“My love of history spills over into everything I do these days,” says life member Brad Meltzer, ’92, author of nine political thrillers and the host of his own television show on the History Channel. Now that passion has taken yet another form: a series of picture books called “Ordinary People Change the World.” The first two, “I Am Amelia Earhart” and “I Am Abraham Lincoln,” are just published by Penguin and recount little-known stories in the early lives of the title characters.
The idea for the first book and the series came about one day when Meltzer, the father of three young children, took his daughter clothes shopping. Every outfit they looked at had a princess motif. Meltzer wanted his daughter to be inspired by a different message, so he asked illustrator Chris Eliopoulos to draw a picture of a young Amelia Earhart on a T-shirt with the accompanying words “I am Amelia Earhart. I know no bounds.” It was meant to be a one-off, but soon friends and family were requesting multiples.

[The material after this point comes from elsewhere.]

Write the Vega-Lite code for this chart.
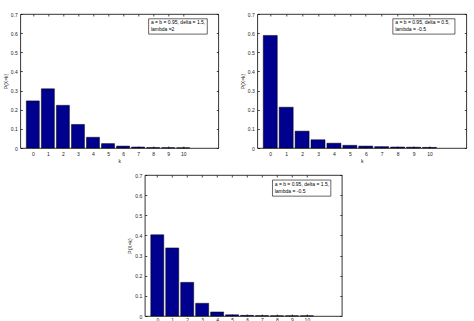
{
  "$schema": "https://vega.github.io/schema/vega-lite/v6.json",
  "padding": {"left": 2, "top": 11, "right": 5, "bottom": 0},
  "background": "white",
  "config": {
    "view": {"stroke": "#000", "strokeWidth": 0.8},
    "font": "Liberation Sans",
    "axis": {"domain": false, "grid": true, "gridColor": "#000", "gridWidth": 0.7, "gridOpacity": 1, "labelFontSize": 5, "titleFontSize": 5, "titleFontWeight": "normal", "labelColor": "#222", "titleColor": "#222", "ticks": false, "labelPadding": 3, "titlePadding": 2, "labelOverlap": false, "labelFlush": false, "labelBound": false}
  },
  "datasets": {
    "bars": [
      {"panel": 1, "k": 0, "p": 0.246}, {"panel": 1, "k": 1, "p": 0.309}, {"panel": 1, "k": 2, "p": 0.223}, {"panel": 1, "k": 3, "p": 0.123}, {"panel": 1, "k": 4, "p": 0.056}, {"panel": 1, "k": 5, "p": 0.023}, {"panel": 1, "k": 6, "p": 0.01}, {"panel": 1, "k": 7, "p": 0.005}, {"panel": 1, "k": 8, "p": 0.002}, {"panel": 1, "k": 9, "p": 0.0015}, {"panel": 1, "k": 10, "p": 0.001},
      {"panel": 2, "k": 0, "p": 0.588}, {"panel": 2, "k": 1, "p": 0.213}, {"panel": 2, "k": 2, "p": 0.088}, {"panel": 2, "k": 3, "p": 0.043}, {"panel": 2, "k": 4, "p": 0.025}, {"panel": 2, "k": 5, "p": 0.014}, {"panel": 2, "k": 6, "p": 0.01}, {"panel": 2, "k": 7, "p": 0.007}, {"panel": 2, "k": 8, "p": 0.005}, {"panel": 2, "k": 9, "p": 0.004}, {"panel": 2, "k": 10, "p": 0.003},
      {"panel": 3, "k": 0, "p": 0.403}, {"panel": 3, "k": 1, "p": 0.338}, {"panel": 3, "k": 2, "p": 0.167}, {"panel": 3, "k": 3, "p": 0.063}, {"panel": 3, "k": 4, "p": 0.02}, {"panel": 3, "k": 5, "p": 0.006}, {"panel": 3, "k": 6, "p": 0.003}, {"panel": 3, "k": 7, "p": 0.0015}, {"panel": 3, "k": 8, "p": 0.001}, {"panel": 3, "k": 9, "p": 0.001}, {"panel": 3, "k": 10, "p": 0.001}
    ],
    "notes": [
      {"panel": 1, "line1": "a = b = 0.95, delta = 1.5,", "line2": "lambda =2"},
      {"panel": 2, "line1": "a = b = 0.95, delta = 0.5,", "line2": "lambda = -0.5"},
      {"panel": 3, "line1": "a = b = 0.95, delta = 1.5,", "line2": "lambda = -0.5"}
    ]
  },
  "vconcat": [
    {
      "hconcat": [
        {
          "width": 198, "height": 134,
          "layer": [
            {"data": {"name": "bars"}, "transform": [{"filter": "datum.panel == 1"}],
             "mark": {"type": "bar", "orient": "vertical", "size": 13, "color": "#00008f", "stroke": "#000", "strokeWidth": 0.5},
             "encoding": {
               "x": {"field": "k", "type": "quantitative", "scale": {"domain": [-0.5, 12], "nice": false, "zero": false}, "axis": {"values": [0,1,2,3,4,5,6,7,8,9,10], "title": "k", "gridDash": [2, 130, 2], "labelOverlap": false}},
               "y": {"field": "p", "type": "quantitative", "scale": {"domain": [0, 0.7], "nice": false}, "axis": {"values": [0,0.1,0.2,0.3,0.4,0.5,0.6,0.7], "format": ".1~f", "title": "P(X=k)", "gridDash": [2, 194, 2], "labelOverlap": false}}
             }},
            {"data": {"name": "notes"}, "transform": [{"filter": "datum.panel == 1"}],
             "mark": {"type": "rect", "fill": "white", "stroke": "#000", "strokeWidth": 0.6},
             "encoding": {
               "x": {"datum": 7.7, "type": "quantitative", "axis": {"values": [0,1,2,3,4,5,6,7,8,9,10], "title": "k", "gridDash": [2, 130, 2], "labelOverlap": false}},
               "x2": {"datum": 11.6},
               "y": {"datum": 0.675, "type": "quantitative", "axis": {"values": [0,0.1,0.2,0.3,0.4,0.5,0.6,0.7], "format": ".1~f", "title": "P(X=k)", "gridDash": [2, 194, 2], "labelOverlap": false}},
               "y2": {"datum": 0.595}}},
            {"data": {"name": "notes"}, "transform": [{"filter": "datum.panel == 1"}],
             "mark": {"type": "text", "align": "left", "baseline": "middle", "fontSize": 5, "color": "#000", "dy": -4},
             "encoding": {
               "x": {"datum": 7.85, "type": "quantitative", "axis": {"values": [0,1,2,3,4,5,6,7,8,9,10], "title": "k", "gridDash": [2, 130, 2], "labelOverlap": false}},
               "y": {"datum": 0.635, "type": "quantitative", "axis": {"values": [0,0.1,0.2,0.3,0.4,0.5,0.6,0.7], "format": ".1~f", "title": "P(X=k)", "gridDash": [2, 194, 2], "labelOverlap": false}},
               "text": {"field": "line1"}}},
            {"data": {"name": "notes"}, "transform": [{"filter": "datum.panel == 1"}],
             "mark": {"type": "text", "align": "left", "baseline": "middle", "fontSize": 5, "color": "#000", "dy": 3},
             "encoding": {
               "x": {"datum": 7.85, "type": "quantitative", "axis": {"values": [0,1,2,3,4,5,6,7,8,9,10], "title": "k", "gridDash": [2, 130, 2], "labelOverlap": false}},
               "y": {"datum": 0.635, "type": "quantitative", "axis": {"values": [0,0.1,0.2,0.3,0.4,0.5,0.6,0.7], "format": ".1~f", "title": "P(X=k)", "gridDash": [2, 194, 2], "labelOverlap": false}},
               "text": {"field": "line2"}}}
          ]
        },
        {
          "width": 209, "height": 134,
          "layer": [
            {"data": {"name": "bars"}, "transform": [{"filter": "datum.panel == 2"}],
             "mark": {"type": "bar", "orient": "vertical", "size": 14, "color": "#00008f", "stroke": "#000", "strokeWidth": 0.5},
             "encoding": {
               "x": {"field": "k", "type": "quantitative", "scale": {"domain": [-0.5, 12], "nice": false, "zero": false}, "axis": {"values": [0,1,2,3,4,5,6,7,8,9,10], "title": "k", "gridDash": [2, 130, 2], "labelOverlap": false}},
               "y": {"field": "p", "type": "quantitative", "scale": {"domain": [0, 0.7], "nice": false}, "axis": {"values": [0,0.1,0.2,0.3,0.4,0.5,0.6,0.7], "format": ".1~f", "title": "P(X=k)", "gridDash": [2, 205, 2], "labelOverlap": false}}
             }},
            {"data": {"name": "notes"}, "transform": [{"filter": "datum.panel == 2"}],
             "mark": {"type": "rect", "fill": "white", "stroke": "#000", "strokeWidth": 0.6},
             "encoding": {
               "x": {"datum": 7.7, "type": "quantitative", "axis": {"values": [0,1,2,3,4,5,6,7,8,9,10], "title": "k", "gridDash": [2, 130, 2], "labelOverlap": false}},
               "x2": {"datum": 11.6},
               "y": {"datum": 0.675, "type": "quantitative", "axis": {"values": [0,0.1,0.2,0.3,0.4,0.5,0.6,0.7], "format": ".1~f", "title": "P(X=k)", "gridDash": [2, 205, 2], "labelOverlap": false}},
               "y2": {"datum": 0.595}}},
            {"data": {"name": "notes"}, "transform": [{"filter": "datum.panel == 2"}],
             "mark": {"type": "text", "align": "left", "baseline": "middle", "fontSize": 5, "color": "#000", "dy": -4},
             "encoding": {
               "x": {"datum": 7.85, "type": "quantitative", "axis": {"values": [0,1,2,3,4,5,6,7,8,9,10], "title": "k", "gridDash": [2, 130, 2], "labelOverlap": false}},
               "y": {"datum": 0.635, "type": "quantitative", "axis": {"values": [0,0.1,0.2,0.3,0.4,0.5,0.6,0.7], "format": ".1~f", "title": "P(X=k)", "gridDash": [2, 205, 2], "labelOverlap": false}},
               "text": {"field": "line1"}}},
            {"data": {"name": "notes"}, "transform": [{"filter": "datum.panel == 2"}],
             "mark": {"type": "text", "align": "left", "baseline": "middle", "fontSize": 5, "color": "#000", "dy": 3},
             "encoding": {
               "x": {"datum": 7.85, "type": "quantitative", "axis": {"values": [0,1,2,3,4,5,6,7,8,9,10], "title": "k", "gridDash": [2, 130, 2], "labelOverlap": false}},
               "y": {"datum": 0.635, "type": "quantitative", "axis": {"values": [0,0.1,0.2,0.3,0.4,0.5,0.6,0.7], "format": ".1~f", "title": "P(X=k)", "gridDash": [2, 205, 2], "labelOverlap": false}},
               "text": {"field": "line2"}}}
          ]
        }
      ],
      "spacing": 20
    },
    {
      "width": 197, "height": 141,
      "layer": [
        {"data": {"name": "bars"}, "transform": [{"filter": "datum.panel == 3"}],
         "mark": {"type": "bar", "orient": "vertical", "size": 13, "color": "#00008f", "stroke": "#000", "strokeWidth": 0.5},
         "encoding": {
           "x": {"field": "k", "type": "quantitative", "scale": {"domain": [-0.5, 12], "nice": false, "zero": false}, "axis": {"values": [0,1,2,3,4,5,6,7,8,9,10], "title": "k", "gridDash": [2, 137, 2], "labelOverlap": false, "labelPadding": 1}},
           "y": {"field": "p", "type": "quantitative", "scale": {"domain": [0, 0.7], "nice": false}, "axis": {"values": [0,0.1,0.2,0.3,0.4,0.5,0.6,0.7], "format": ".1~f", "title": "P(X=k)", "gridDash": [2, 193, 2], "labelOverlap": false}}
         }},
        {"data": {"name": "notes"}, "transform": [{"filter": "datum.panel == 3"}],
         "mark": {"type": "rect", "fill": "white", "stroke": "#000", "strokeWidth": 0.6},
         "encoding": {
           "x": {"datum": 7.7, "type": "quantitative", "axis": {"values": [0,1,2,3,4,5,6,7,8,9,10], "title": "k", "gridDash": [2, 137, 2], "labelOverlap": false, "labelPadding": 1}},
           "x2": {"datum": 11.6},
           "y": {"datum": 0.675, "type": "quantitative", "axis": {"values": [0,0.1,0.2,0.3,0.4,0.5,0.6,0.7], "format": ".1~f", "title": "P(X=k)", "gridDash": [2, 193, 2], "labelOverlap": false}},
           "y2": {"datum": 0.595}}},
        {"data": {"name": "notes"}, "transform": [{"filter": "datum.panel == 3"}],
         "mark": {"type": "text", "align": "left", "baseline": "middle", "fontSize": 5, "color": "#000", "dy": -4},
         "encoding": {
           "x": {"datum": 7.85, "type": "quantitative", "axis": {"values": [0,1,2,3,4,5,6,7,8,9,10], "title": "k", "gridDash": [2, 137, 2], "labelOverlap": false, "labelPadding": 1}},
           "y": {"datum": 0.635, "type": "quantitative", "axis": {"values": [0,0.1,0.2,0.3,0.4,0.5,0.6,0.7], "format": ".1~f", "title": "P(X=k)", "gridDash": [2, 193, 2], "labelOverlap": false}},
           "text": {"field": "line1"}}},
        {"data": {"name": "notes"}, "transform": [{"filter": "datum.panel == 3"}],
         "mark": {"type": "text", "align": "left", "baseline": "middle", "fontSize": 5, "color": "#000", "dy": 3},
         "encoding": {
           "x": {"datum": 7.85, "type": "quantitative", "axis": {"values": [0,1,2,3,4,5,6,7,8,9,10], "title": "k", "gridDash": [2, 137, 2], "labelOverlap": false, "labelPadding": 1}},
           "y": {"datum": 0.635, "type": "quantitative", "axis": {"values": [0,0.1,0.2,0.3,0.4,0.5,0.6,0.7], "format": ".1~f", "title": "P(X=k)", "gridDash": [2, 193, 2], "labelOverlap": false}},
           "text": {"field": "line2"}}}
      ]
    }
  ],
  "spacing": 8,
  "center": true
}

“My goal is to redefine what it means to be a hero in America,” says Meltzer, whose picture books are intended for children aged 4 to 12. “Your child will choose their hero,” he added. “You might as well have a say in it.” The next two books in the series will focus on Albert Einstein and Rosa Parks, likely followed by Jackie Robinson and Lucille Ball.
Meltzer hopes that these initial titles will lead to dozens more. “These aren’t the stories of famous people so much as what we’re capable of on our best days,” he says. When a young Amelia attempts a take-off from her granny’s tool shed and crashes, or when 10-year-old Abe stops a group of boys from torturing a turtle, the messages are highly relatable. “It shows kids not just their great deeds, but the power and potential in all of us.”